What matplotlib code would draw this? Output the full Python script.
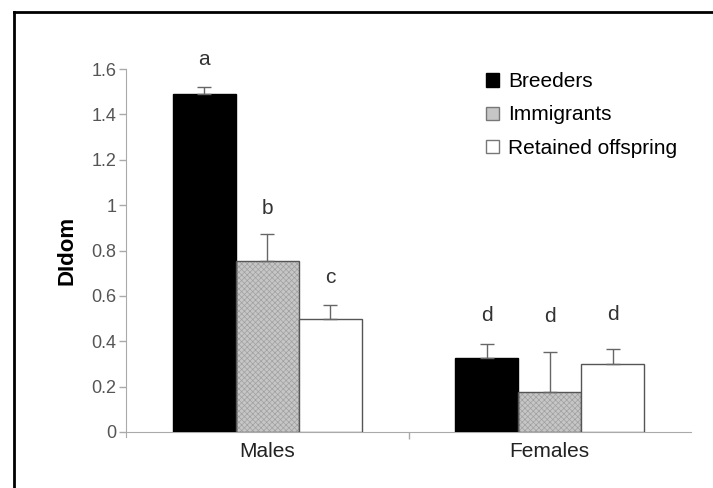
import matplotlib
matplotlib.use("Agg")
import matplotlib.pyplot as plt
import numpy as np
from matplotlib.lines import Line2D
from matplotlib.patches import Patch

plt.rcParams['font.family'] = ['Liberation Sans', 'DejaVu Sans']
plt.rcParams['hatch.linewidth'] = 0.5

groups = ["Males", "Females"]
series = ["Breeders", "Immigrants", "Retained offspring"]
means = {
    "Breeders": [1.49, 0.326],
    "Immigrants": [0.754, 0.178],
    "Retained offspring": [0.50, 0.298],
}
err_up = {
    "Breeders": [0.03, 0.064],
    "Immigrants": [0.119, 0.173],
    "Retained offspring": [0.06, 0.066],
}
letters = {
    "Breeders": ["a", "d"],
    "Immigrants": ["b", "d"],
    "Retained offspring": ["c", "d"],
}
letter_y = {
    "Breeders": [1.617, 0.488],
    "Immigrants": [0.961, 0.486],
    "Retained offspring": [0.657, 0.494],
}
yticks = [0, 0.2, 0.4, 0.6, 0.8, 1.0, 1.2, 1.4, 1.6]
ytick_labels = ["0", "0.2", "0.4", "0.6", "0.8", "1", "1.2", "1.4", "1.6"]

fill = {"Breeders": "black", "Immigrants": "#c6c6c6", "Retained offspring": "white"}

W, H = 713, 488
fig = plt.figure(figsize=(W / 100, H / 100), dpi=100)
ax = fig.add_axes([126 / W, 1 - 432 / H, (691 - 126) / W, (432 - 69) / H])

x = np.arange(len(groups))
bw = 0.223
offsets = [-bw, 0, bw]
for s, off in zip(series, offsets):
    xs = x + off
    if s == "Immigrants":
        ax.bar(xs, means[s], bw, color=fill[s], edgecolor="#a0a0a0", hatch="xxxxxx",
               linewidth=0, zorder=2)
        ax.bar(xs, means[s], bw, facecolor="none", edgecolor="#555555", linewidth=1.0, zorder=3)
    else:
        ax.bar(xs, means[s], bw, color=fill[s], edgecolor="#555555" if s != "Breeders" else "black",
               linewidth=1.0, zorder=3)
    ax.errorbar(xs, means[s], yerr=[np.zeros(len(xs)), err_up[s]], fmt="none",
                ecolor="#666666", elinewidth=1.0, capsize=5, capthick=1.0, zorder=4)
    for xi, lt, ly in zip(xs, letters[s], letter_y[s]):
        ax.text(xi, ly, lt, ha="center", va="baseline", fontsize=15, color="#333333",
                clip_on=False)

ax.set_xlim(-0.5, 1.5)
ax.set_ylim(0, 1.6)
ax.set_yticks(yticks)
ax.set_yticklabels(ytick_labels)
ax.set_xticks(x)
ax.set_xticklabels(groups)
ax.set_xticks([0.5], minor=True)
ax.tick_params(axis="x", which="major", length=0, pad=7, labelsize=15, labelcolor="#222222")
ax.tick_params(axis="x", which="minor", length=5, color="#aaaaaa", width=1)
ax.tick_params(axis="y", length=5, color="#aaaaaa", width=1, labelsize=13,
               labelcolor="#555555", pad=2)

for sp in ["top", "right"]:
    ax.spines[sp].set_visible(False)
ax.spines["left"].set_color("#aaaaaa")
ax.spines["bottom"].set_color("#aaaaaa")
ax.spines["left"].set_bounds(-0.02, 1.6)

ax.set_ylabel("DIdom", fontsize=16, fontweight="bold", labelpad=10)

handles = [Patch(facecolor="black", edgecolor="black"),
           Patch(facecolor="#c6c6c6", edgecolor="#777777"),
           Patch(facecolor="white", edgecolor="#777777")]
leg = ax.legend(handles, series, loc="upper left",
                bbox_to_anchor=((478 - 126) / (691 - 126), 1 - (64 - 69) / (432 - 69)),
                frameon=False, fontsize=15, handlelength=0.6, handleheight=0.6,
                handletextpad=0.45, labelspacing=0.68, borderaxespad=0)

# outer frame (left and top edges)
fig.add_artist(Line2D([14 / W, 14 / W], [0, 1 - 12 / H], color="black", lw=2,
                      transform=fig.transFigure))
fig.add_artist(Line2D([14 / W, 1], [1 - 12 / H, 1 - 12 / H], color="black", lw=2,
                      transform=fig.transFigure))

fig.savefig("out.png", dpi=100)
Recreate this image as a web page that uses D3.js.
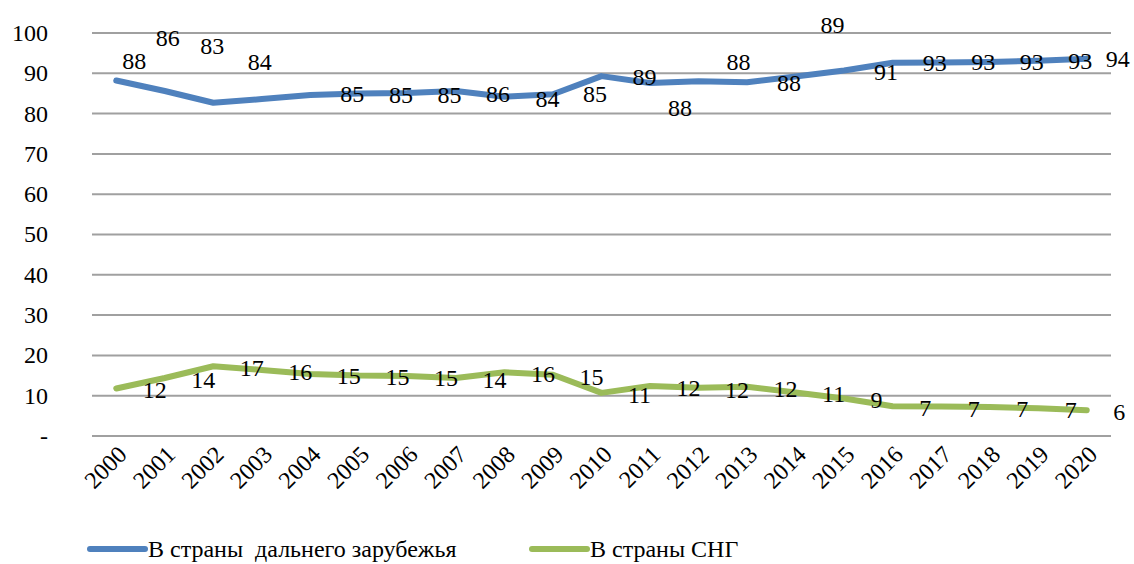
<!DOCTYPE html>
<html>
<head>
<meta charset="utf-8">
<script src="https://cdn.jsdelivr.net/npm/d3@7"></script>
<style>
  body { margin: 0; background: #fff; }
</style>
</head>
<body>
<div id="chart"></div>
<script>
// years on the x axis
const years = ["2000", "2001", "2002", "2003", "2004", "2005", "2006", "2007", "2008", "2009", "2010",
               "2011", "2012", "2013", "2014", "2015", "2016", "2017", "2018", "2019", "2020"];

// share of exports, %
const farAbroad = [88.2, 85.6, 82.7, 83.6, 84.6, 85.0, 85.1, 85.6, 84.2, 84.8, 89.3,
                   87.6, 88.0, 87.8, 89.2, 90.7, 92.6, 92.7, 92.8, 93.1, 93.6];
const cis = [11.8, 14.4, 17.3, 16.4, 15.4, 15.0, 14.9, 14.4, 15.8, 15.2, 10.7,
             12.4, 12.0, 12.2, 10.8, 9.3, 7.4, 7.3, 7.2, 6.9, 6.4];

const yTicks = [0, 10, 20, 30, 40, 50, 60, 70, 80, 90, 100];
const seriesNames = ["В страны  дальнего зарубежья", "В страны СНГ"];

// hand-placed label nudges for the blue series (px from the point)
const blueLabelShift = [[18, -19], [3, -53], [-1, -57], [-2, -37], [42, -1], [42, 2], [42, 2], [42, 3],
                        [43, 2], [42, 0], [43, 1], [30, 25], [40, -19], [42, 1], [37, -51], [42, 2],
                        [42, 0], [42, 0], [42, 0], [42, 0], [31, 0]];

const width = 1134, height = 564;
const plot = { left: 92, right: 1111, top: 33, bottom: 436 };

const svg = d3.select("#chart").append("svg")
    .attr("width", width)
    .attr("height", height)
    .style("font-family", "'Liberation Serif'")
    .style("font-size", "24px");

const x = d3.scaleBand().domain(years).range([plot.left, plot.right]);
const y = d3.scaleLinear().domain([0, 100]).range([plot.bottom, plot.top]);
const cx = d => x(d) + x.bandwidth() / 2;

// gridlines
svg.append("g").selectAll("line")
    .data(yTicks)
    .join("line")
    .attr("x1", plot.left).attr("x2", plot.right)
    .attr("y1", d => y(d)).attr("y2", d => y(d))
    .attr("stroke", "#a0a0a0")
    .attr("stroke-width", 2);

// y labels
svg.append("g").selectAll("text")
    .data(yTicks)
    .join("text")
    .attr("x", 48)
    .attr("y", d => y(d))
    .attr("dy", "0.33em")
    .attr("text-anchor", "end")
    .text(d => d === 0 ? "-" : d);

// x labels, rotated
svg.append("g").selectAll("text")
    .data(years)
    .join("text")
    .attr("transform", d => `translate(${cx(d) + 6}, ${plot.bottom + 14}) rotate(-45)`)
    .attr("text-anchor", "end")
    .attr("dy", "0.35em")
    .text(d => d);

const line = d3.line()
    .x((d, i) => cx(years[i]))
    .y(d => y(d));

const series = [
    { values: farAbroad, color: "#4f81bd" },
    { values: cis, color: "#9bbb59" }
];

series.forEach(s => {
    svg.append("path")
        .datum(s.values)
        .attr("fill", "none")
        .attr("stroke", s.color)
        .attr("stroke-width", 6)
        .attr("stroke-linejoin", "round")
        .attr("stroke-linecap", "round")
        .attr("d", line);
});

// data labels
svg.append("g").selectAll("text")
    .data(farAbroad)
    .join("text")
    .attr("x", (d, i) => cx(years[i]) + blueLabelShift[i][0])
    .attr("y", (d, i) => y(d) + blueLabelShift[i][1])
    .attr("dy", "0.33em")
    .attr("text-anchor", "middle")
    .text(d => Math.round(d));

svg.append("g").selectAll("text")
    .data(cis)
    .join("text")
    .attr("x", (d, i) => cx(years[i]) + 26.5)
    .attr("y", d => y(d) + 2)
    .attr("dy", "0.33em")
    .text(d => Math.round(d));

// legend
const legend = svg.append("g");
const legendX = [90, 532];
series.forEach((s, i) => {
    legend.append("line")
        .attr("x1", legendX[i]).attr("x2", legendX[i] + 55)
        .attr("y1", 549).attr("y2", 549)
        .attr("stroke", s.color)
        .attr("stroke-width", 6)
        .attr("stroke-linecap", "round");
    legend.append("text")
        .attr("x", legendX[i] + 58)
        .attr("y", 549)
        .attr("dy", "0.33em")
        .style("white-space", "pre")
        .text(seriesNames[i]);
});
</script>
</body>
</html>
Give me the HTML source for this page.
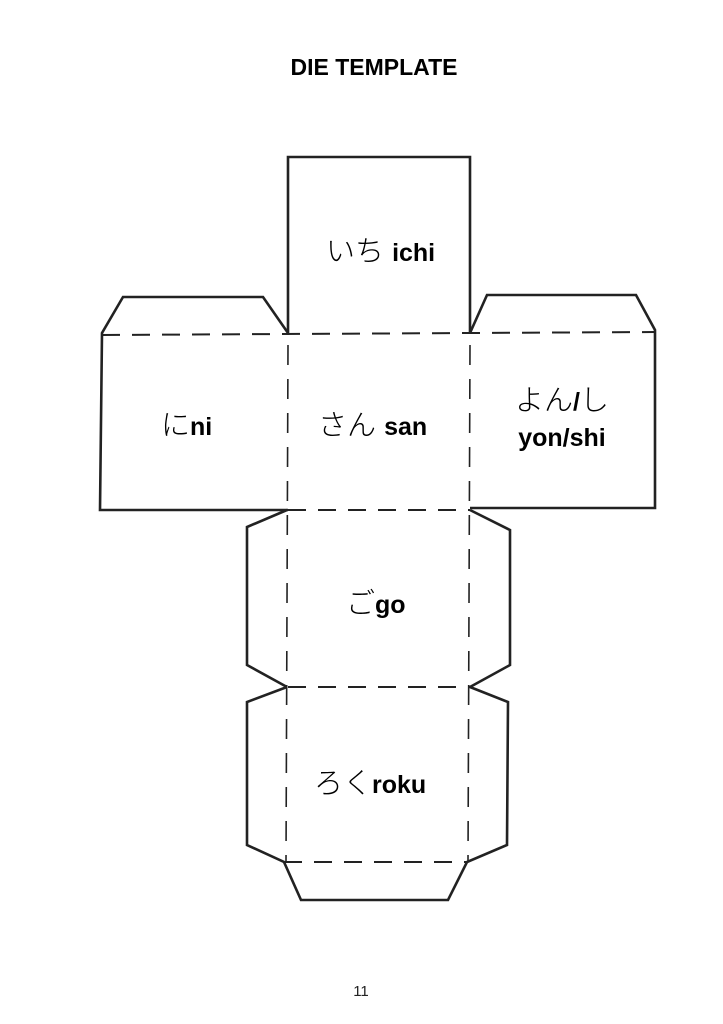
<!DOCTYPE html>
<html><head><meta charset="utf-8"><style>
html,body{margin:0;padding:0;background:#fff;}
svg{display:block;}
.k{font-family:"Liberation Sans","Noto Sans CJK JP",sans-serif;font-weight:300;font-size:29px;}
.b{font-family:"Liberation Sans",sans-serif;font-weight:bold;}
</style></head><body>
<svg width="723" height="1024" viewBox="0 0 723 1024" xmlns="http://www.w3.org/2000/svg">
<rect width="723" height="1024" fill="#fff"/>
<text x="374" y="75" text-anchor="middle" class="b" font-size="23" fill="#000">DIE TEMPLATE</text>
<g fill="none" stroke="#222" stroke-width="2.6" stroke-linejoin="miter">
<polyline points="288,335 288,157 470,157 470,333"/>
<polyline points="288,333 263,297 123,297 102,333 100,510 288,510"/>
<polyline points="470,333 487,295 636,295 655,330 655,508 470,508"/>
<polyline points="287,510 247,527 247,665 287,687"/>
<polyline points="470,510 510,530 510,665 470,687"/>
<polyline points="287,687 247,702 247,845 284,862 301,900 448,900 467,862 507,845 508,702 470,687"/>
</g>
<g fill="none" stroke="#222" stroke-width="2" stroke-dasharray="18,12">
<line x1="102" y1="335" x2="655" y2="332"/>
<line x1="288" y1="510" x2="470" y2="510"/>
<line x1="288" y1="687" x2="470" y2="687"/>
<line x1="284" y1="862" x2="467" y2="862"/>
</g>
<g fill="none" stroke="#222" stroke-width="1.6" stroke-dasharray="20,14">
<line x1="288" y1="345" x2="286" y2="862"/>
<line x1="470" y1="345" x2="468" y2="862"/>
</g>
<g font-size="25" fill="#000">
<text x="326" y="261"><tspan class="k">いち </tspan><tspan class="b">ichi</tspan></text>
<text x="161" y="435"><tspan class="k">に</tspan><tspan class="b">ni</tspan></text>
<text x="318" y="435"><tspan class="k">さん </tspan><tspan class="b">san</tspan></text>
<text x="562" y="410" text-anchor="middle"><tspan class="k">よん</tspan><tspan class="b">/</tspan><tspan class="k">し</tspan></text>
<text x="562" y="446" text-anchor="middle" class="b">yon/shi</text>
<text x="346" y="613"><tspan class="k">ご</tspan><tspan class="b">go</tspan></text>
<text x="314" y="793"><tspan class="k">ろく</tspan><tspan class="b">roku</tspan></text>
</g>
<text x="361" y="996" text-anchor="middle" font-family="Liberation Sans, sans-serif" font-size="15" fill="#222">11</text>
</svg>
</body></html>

****

• **WHAT TO PRODUCE**: Above are the records. Print exactly the lines from the one containing "Recreate this image" to the one containing "const cx = d => x(d) + x.bandwidth() / 2;", both included, and nothing else; pictures are excluded.

• **WRITTEN REPLY**:
Recreate this image as a web page that uses D3.js.
<!DOCTYPE html>
<html>
<head>
<meta charset="utf-8">
<script src="https://cdn.jsdelivr.net/npm/d3@7"></script>
<style>
  body { margin: 0; background: #fff; }
</style>
</head>
<body>
<div id="chart"></div>
<script>
// years on the x axis
const years = ["2000", "2001", "2002", "2003", "2004", "2005", "2006", "2007", "2008", "2009", "2010",
               "2011", "2012", "2013", "2014", "2015", "2016", "2017", "2018", "2019", "2020"];

// share of exports, %
const farAbroad = [88.2, 85.6, 82.7, 83.6, 84.6, 85.0, 85.1, 85.6, 84.2, 84.8, 89.3,
                   87.6, 88.0, 87.8, 89.2, 90.7, 92.6, 92.7, 92.8, 93.1, 93.6];
const cis = [11.8, 14.4, 17.3, 16.4, 15.4, 15.0, 14.9, 14.4, 15.8, 15.2, 10.7,
             12.4, 12.0, 12.2, 10.8, 9.3, 7.4, 7.3, 7.2, 6.9, 6.4];

const yTicks = [0, 10, 20, 30, 40, 50, 60, 70, 80, 90, 100];
const seriesNames = ["В страны  дальнего зарубежья", "В страны СНГ"];

// hand-placed label nudges for the blue series (px from the point)
const blueLabelShift = [[18, -19], [3, -53], [-1, -57], [-2, -37], [42, -1], [42, 2], [42, 2], [42, 3],
                        [43, 2], [42, 0], [43, 1], [30, 25], [40, -19], [42, 1], [37, -51], [42, 2],
                        [42, 0], [42, 0], [42, 0], [42, 0], [31, 0]];

const width = 1134, height = 564;
const plot = { left: 92, right: 1111, top: 33, bottom: 436 };

const svg = d3.select("#chart").append("svg")
    .attr("width", width)
    .attr("height", height)
    .style("font-family", "'Liberation Serif'")
    .style("font-size", "24px");

const x = d3.scaleBand().domain(years).range([plot.left, plot.right]);
const y = d3.scaleLinear().domain([0, 100]).range([plot.bottom, plot.top]);
const cx = d => x(d) + x.bandwidth() / 2;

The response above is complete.